Exercise = Copy every entry word for word. Skip the pictures.

Supplied records =
━━━

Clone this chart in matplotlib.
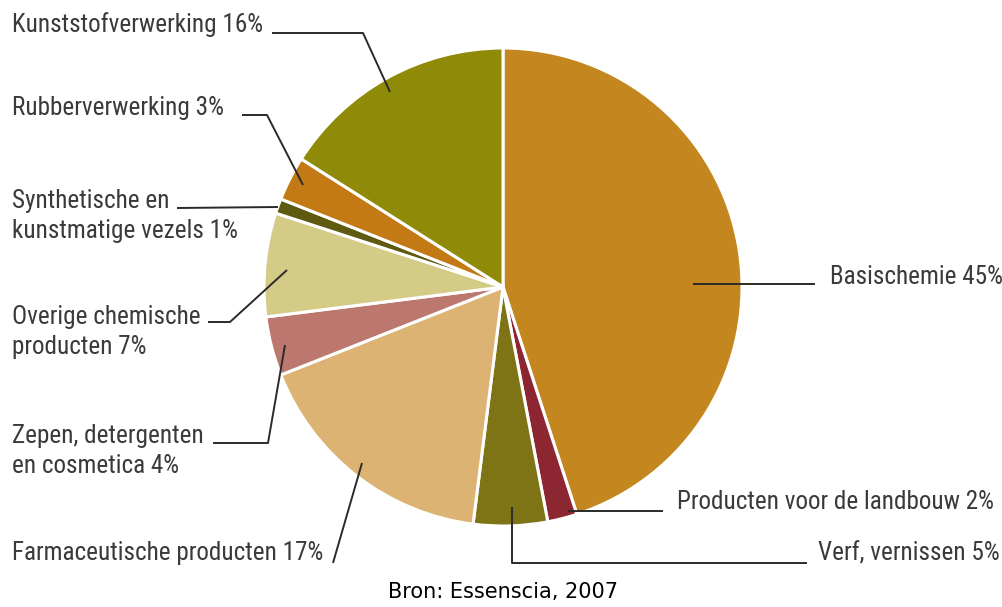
import os
import matplotlib
matplotlib.use("Agg")
import matplotlib.pyplot as plt
from matplotlib import font_manager as fm

# Sector shares of the Belgian chemical industry (clockwise from the top)
sectors = [
    "Basischemie",
    "Producten voor de landbouw",
    "Verf, vernissen",
    "Farmaceutische producten",
    "Zepen, detergenten\nen cosmetica",
    "Overige chemische\nproducten",
    "Synthetische en\nkunstmatige vezels",
    "Rubberverwerking",
    "Kunststofverwerking",
]
shares = [45, 2, 5, 17, 4, 7, 1, 3, 16]
colors = ["#C4861E", "#8C2630", "#7E7416", "#DDB373", "#BC786F",
          "#D4CB86", "#5E5A12", "#C47A14", "#8F8A08"]
source = "Bron: Essenscia, 2007"


def pick_label_font():
    """Prefer a narrow sans face for the callout labels."""
    prefs = ["liberationsansnarrow-regular", "robotocondensed-regular",
             "opensanscondensed-regular", "opensans_condensed-regular",
             "notosans-condensed.", "notosanscondensed-regular",
             "dejavusanscondensed.ttf"]
    files = {os.path.basename(f.fname).lower(): f.fname
             for f in fm.fontManager.ttflist}
    for p in prefs:
        for name, path in files.items():
            if name.startswith(p) or name == p:
                return fm.FontProperties(fname=path)
    for name, path in files.items():
        if ("narrow" in name or "condensed" in name) and "sans" in name \
                and all(k not in name for k in ("bold", "light", "italic",
                                                "oblique", "semi", "extra",
                                                "thin", "medium", "black",
                                                "mono", "serif")):
            return fm.FontProperties(fname=path)
    return fm.FontProperties(family=["Lato", "DejaVu Sans"])


W, H = 1002, 607
fig = plt.figure(figsize=(W / 100, H / 100), dpi=100)
ax = fig.add_axes([0, 0, 1, 1])


def Y(y):
    # pixel row (from top) -> data y
    return H - y


cx, cy, r = 503, 287, 239
ax.pie(shares, colors=colors, startangle=90, counterclock=False,
       center=(cx, Y(cy)), radius=r,
       wedgeprops=dict(edgecolor="white", linewidth=2.2))
ax.set_xlim(0, W)
ax.set_ylim(0, H)
ax.set_aspect("equal")
ax.axis("off")

label_fp = pick_label_font()
tcol = "#3a3a3a"

# size the label font so the longest top label spans ~250 px
renderer = fig.canvas.get_renderer()
probe = ax.text(12, 0, "Kunststofverwerking 16%", fontproperties=label_fp,
                fontsize=20)
w = probe.get_window_extent(renderer).width
probe.remove()
fs = min(22.0, 20 * 250.0 / w)

# (label index, text x, text y, leader polyline in pixel coords)
layout = [
    (0, 830, 277, [(693, 284), (815, 284)]),
    (1, 677, 502, [(568, 511), (663, 511)]),
    (2, 818, 553, [(512, 507), (512, 563), (807, 563)]),
    (3, 12, 553, [(333, 563), (362, 463)]),
    (4, 12, 451, [(213, 443), (268, 443), (285, 345)]),
    (5, 12, 332, [(208, 322), (230, 322), (287, 270)]),
    (6, 12, 216, [(177, 208), (278, 207)]),
    (7, 12, 108, [(242, 115), (267, 115), (303, 185)]),
    (8, 12, 25, [(272, 33), (363, 33), (390, 92)]),
]

for i, tx, ty, pts in layout:
    text = f"{sectors[i]} {shares[i]}%"
    ax.text(tx, Y(ty), text, ha="left", va="center", fontproperties=label_fp,
            fontsize=fs, color=tcol, linespacing=1.3)
    xs = [p[0] for p in pts]
    ys = [Y(p[1]) for p in pts]
    ax.plot(xs, ys, color="#2a2a2a", linewidth=1.4, solid_capstyle="butt")

ax.text(503, Y(592), source, ha="center", va="center", fontsize=15,
        family="DejaVu Sans", color="black")

fig.savefig("out.png", dpi=100, facecolor="white")
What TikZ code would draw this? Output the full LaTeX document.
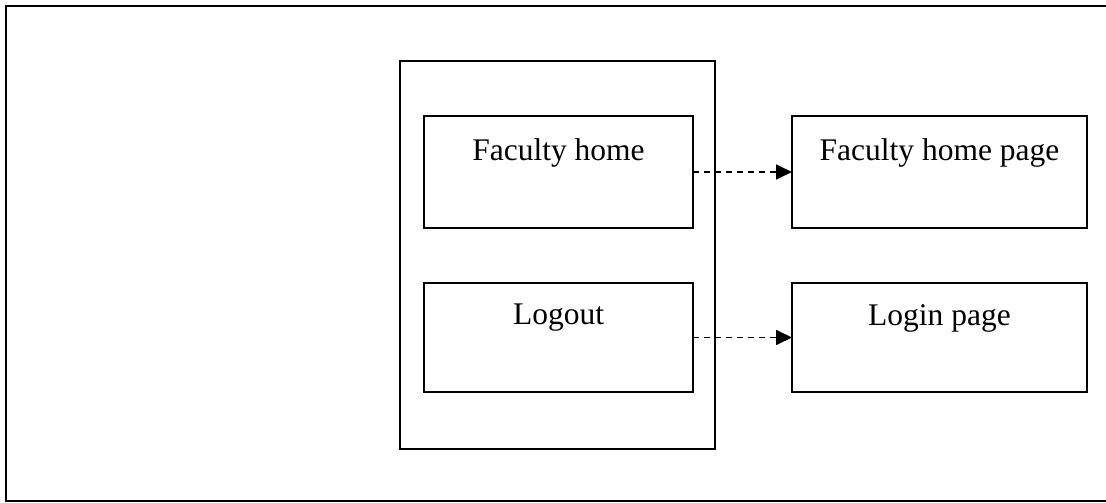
\documentclass[tikz,border=0pt]{standalone}
\usepackage{fontspec}
\setmainfont{Liberation Serif}
\usetikzlibrary{arrows.meta,calc}
\begin{document}
\begin{tikzpicture}[x=1pt,y=-1pt,
  frame/.style={line width=2pt},
  box/.style={draw, line width=1.8pt, inner sep=0pt, outer sep=0pt},
  lbl/.style={anchor=base, inner sep=0pt, font=\fontsize{31.5}{36}\selectfont},
  link/.style={line width=1.8pt, dash pattern=on 6pt off 5pt, -{Triangle[length=16pt,width=15pt]}}]
\useasboundingbox (0,0) rectangle (1106,503);
\coordinate (ftr) at (1106,6);
\coordinate (ftl) at (6,6);
\coordinate (fbl) at (6,501);
\coordinate (fbr) at (1106,501);
\draw[frame] (ftr) -- (ftl) -- (fbl) -- (fbr);
\node[box, minimum width=315pt, minimum height=388pt] (panel) at (557.5,255) {};
\node[box, minimum width=269pt, minimum height=112pt] (fh) at (558.5,172) {};
\node[box, minimum width=269pt, minimum height=109pt] (lo) at (558.5,337.5) {};
\node[box, minimum width=295pt, minimum height=112pt] (fhp) at (939.5,172) {};
\node[box, minimum width=295pt, minimum height=109pt] (lp) at (939.5,337.5) {};
\node[lbl] (tfh) at ($(fh.north)+(0,44)$) {Faculty home};
\node[lbl] (tlo) at ($(lo.north)+(0,41)$) {Logout};
\node[lbl] (tfhp) at ($(fhp.north)+(0,44)$) {Faculty home page};
\node[lbl] (tlp) at ($(lp.north)+(0,42)$) {Login page};
\draw[link] (fh.east) -- (fhp.west);
\draw[link] (lo.east) -- (lp.west);
\end{tikzpicture}
\end{document}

━━━

Expected answer =
Clone this chart in matplotlib.
import os
import matplotlib
matplotlib.use("Agg")
import matplotlib.pyplot as plt
from matplotlib import font_manager as fm

# Sector shares of the Belgian chemical industry (clockwise from the top)
sectors = [
    "Basischemie",
    "Producten voor de landbouw",
    "Verf, vernissen",
    "Farmaceutische producten",
    "Zepen, detergenten\nen cosmetica",
    "Overige chemische\nproducten",
    "Synthetische en\nkunstmatige vezels",
    "Rubberverwerking",
    "Kunststofverwerking",
]
shares = [45, 2, 5, 17, 4, 7, 1, 3, 16]
colors = ["#C4861E", "#8C2630", "#7E7416", "#DDB373", "#BC786F",
          "#D4CB86", "#5E5A12", "#C47A14", "#8F8A08"]
source = "Bron: Essenscia, 2007"


def pick_label_font():
    """Prefer a narrow sans face for the callout labels."""
    prefs = ["liberationsansnarrow-regular", "robotocondensed-regular",
             "opensanscondensed-regular", "opensans_condensed-regular",
             "notosans-condensed.", "notosanscondensed-regular",
             "dejavusanscondensed.ttf"]
    files = {os.path.basename(f.fname).lower(): f.fname
             for f in fm.fontManager.ttflist}
    for p in prefs:
        for name, path in files.items():
            if name.startswith(p) or name == p:
                return fm.FontProperties(fname=path)
    for name, path in files.items():
        if ("narrow" in name or "condensed" in name) and "sans" in name \
                and all(k not in name for k in ("bold", "light", "italic",
                                                "oblique", "semi", "extra",
                                                "thin", "medium", "black",
                                                "mono", "serif")):
            return fm.FontProperties(fname=path)
    return fm.FontProperties(family=["Lato", "DejaVu Sans"])


W, H = 1002, 607
fig = plt.figure(figsize=(W / 100, H / 100), dpi=100)
ax = fig.add_axes([0, 0, 1, 1])


def Y(y):
    # pixel row (from top) -> data y
    return H - y


cx, cy, r = 503, 287, 239
ax.pie(shares, colors=colors, startangle=90, counterclock=False,
       center=(cx, Y(cy)), radius=r,
       wedgeprops=dict(edgecolor="white", linewidth=2.2))
ax.set_xlim(0, W)
ax.set_ylim(0, H)
ax.set_aspect("equal")
ax.axis("off")

label_fp = pick_label_font()
tcol = "#3a3a3a"

# size the label font so the longest top label spans ~250 px
renderer = fig.canvas.get_renderer()
probe = ax.text(12, 0, "Kunststofverwerking 16%", fontproperties=label_fp,
                fontsize=20)
w = probe.get_window_extent(renderer).width
probe.remove()
fs = min(22.0, 20 * 250.0 / w)

# (label index, text x, text y, leader polyline in pixel coords)
layout = [
    (0, 830, 277, [(693, 284), (815, 284)]),
    (1, 677, 502, [(568, 511), (663, 511)]),
    (2, 818, 553, [(512, 507), (512, 563), (807, 563)]),
    (3, 12, 553, [(333, 563), (362, 463)]),
    (4, 12, 451, [(213, 443), (268, 443), (285, 345)]),
    (5, 12, 332, [(208, 322), (230, 322), (287, 270)]),
    (6, 12, 216, [(177, 208), (278, 207)]),
    (7, 12, 108, [(242, 115), (267, 115), (303, 185)]),
    (8, 12, 25, [(272, 33), (363, 33), (390, 92)]),
]

for i, tx, ty, pts in layout:
    text = f"{sectors[i]} {shares[i]}%"
    ax.text(tx, Y(ty), text, ha="left", va="center", fontproperties=label_fp,
            fontsize=fs, color=tcol, linespacing=1.3)
    xs = [p[0] for p in pts]
    ys = [Y(p[1]) for p in pts]
    ax.plot(xs, ys, color="#2a2a2a", linewidth=1.4, solid_capstyle="butt")

ax.text(503, Y(592), source, ha="center", va="center", fontsize=15,
        family="DejaVu Sans", color="black")

fig.savefig("out.png", dpi=100, facecolor="white")
What TikZ code would draw this? Output the full LaTeX document.
\documentclass[tikz,border=0pt]{standalone}
\usepackage{fontspec}
\setmainfont{Liberation Serif}
\usetikzlibrary{arrows.meta,calc}
\begin{document}
\begin{tikzpicture}[x=1pt,y=-1pt,
  frame/.style={line width=2pt},
  box/.style={draw, line width=1.8pt, inner sep=0pt, outer sep=0pt},
  lbl/.style={anchor=base, inner sep=0pt, font=\fontsize{31.5}{36}\selectfont},
  link/.style={line width=1.8pt, dash pattern=on 6pt off 5pt, -{Triangle[length=16pt,width=15pt]}}]
\useasboundingbox (0,0) rectangle (1106,503);
\coordinate (ftr) at (1106,6);
\coordinate (ftl) at (6,6);
\coordinate (fbl) at (6,501);
\coordinate (fbr) at (1106,501);
\draw[frame] (ftr) -- (ftl) -- (fbl) -- (fbr);
\node[box, minimum width=315pt, minimum height=388pt] (panel) at (557.5,255) {};
\node[box, minimum width=269pt, minimum height=112pt] (fh) at (558.5,172) {};
\node[box, minimum width=269pt, minimum height=109pt] (lo) at (558.5,337.5) {};
\node[box, minimum width=295pt, minimum height=112pt] (fhp) at (939.5,172) {};
\node[box, minimum width=295pt, minimum height=109pt] (lp) at (939.5,337.5) {};
\node[lbl] (tfh) at ($(fh.north)+(0,44)$) {Faculty home};
\node[lbl] (tlo) at ($(lo.north)+(0,41)$) {Logout};
\node[lbl] (tfhp) at ($(fhp.north)+(0,44)$) {Faculty home page};
\node[lbl] (tlp) at ($(lp.north)+(0,42)$) {Login page};
\draw[link] (fh.east) -- (fhp.west);
\draw[link] (lo.east) -- (lp.west);
\end{tikzpicture}
\end{document}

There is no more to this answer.